How to Use Safe Text Decoration in CSS3

By John Paul Mueller

The only safe text effect in CSS3 is the use of the text-decoration property to define the addition of a characteristic to the font. This property works everywhere, so you don’t need to worry whether someone viewing your page on a television or using a smartphone will get your message. The following list describes the sorts of text decoration you can perform.

  • none: Removes any text decoration that might already be in place.

  • underline: Places a line under the text.

  • overline: Places a line over the top of the text.

  • line-through: Places a line through the text (often used to mark deletions).

  • blink: Causes the text to blink. This particular feature is unsafe.

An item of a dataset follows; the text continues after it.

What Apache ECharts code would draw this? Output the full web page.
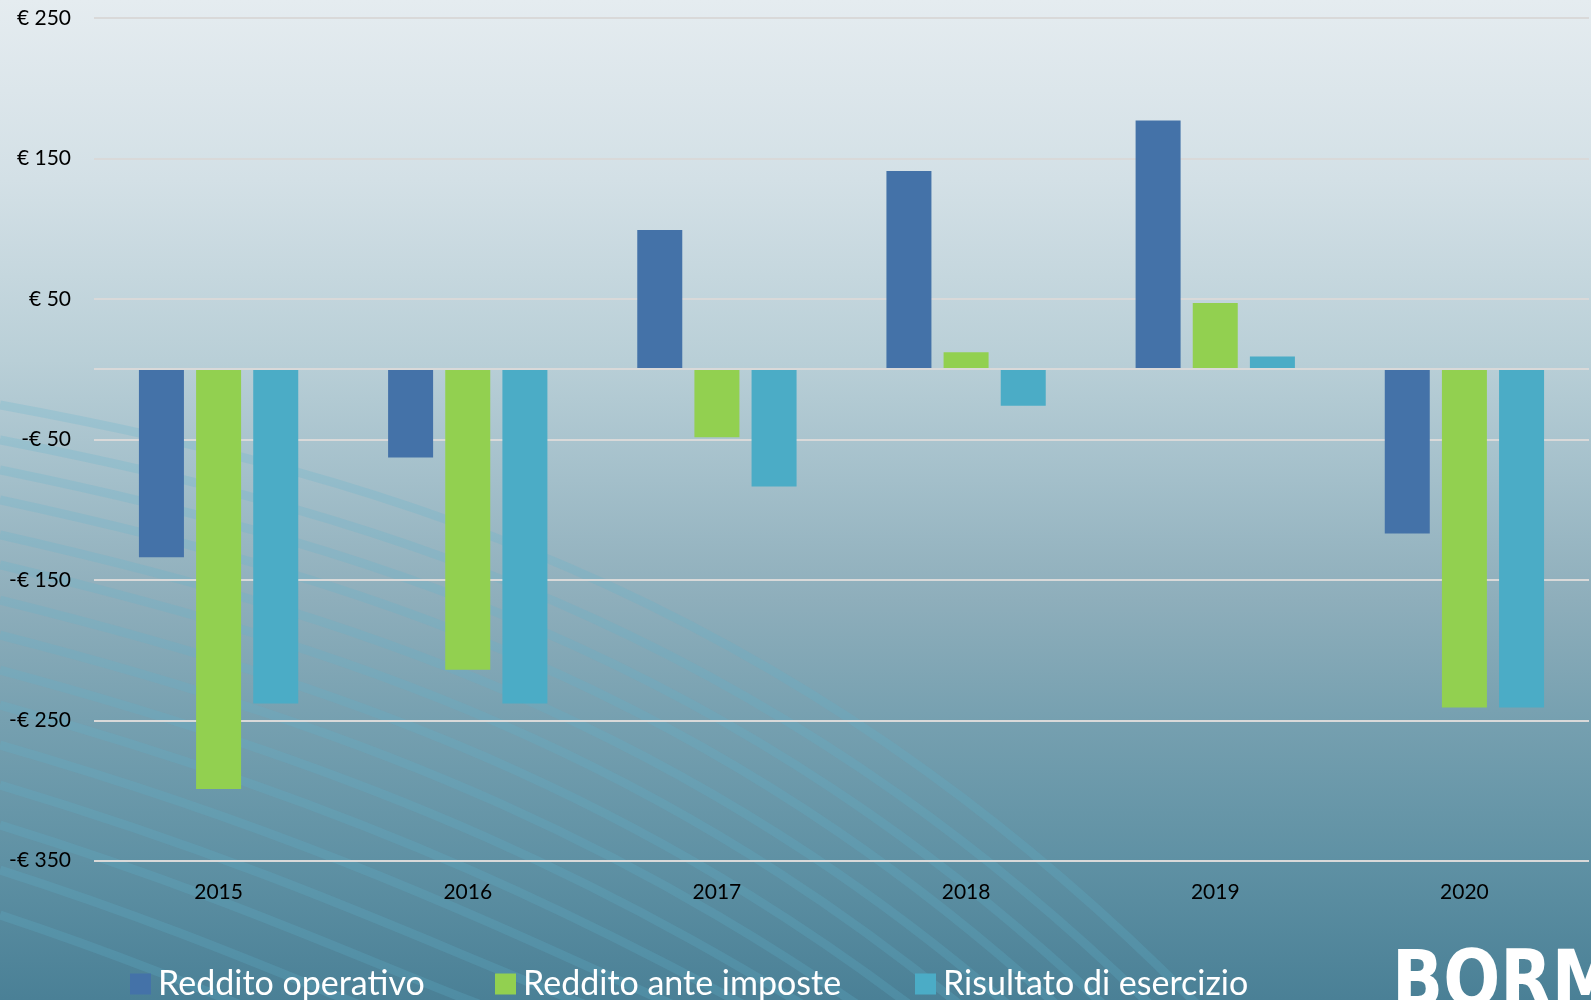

People who have certain physical issues, such as photosensitive epilepsy could have a seizure just from viewing your page.

    Mind you, this effect isn’t limited to those who have photosensitive epilepsy; it’s been documented for other people as well. In fact, the only reason this unit documents this particular feature is to help you avoid it. Blinking text isn’t just annoying; it can have significant nasty side effects.

  • inherit: Uses whatever decoration is employed with the parent element.

It isn’t possible to combine text decoration effects. For example, if you try to combine an underline with an overline, you won’t see either effect onscreen because the browser will be confused. In addition, text decoration effects won’t appear in places where there’s no text.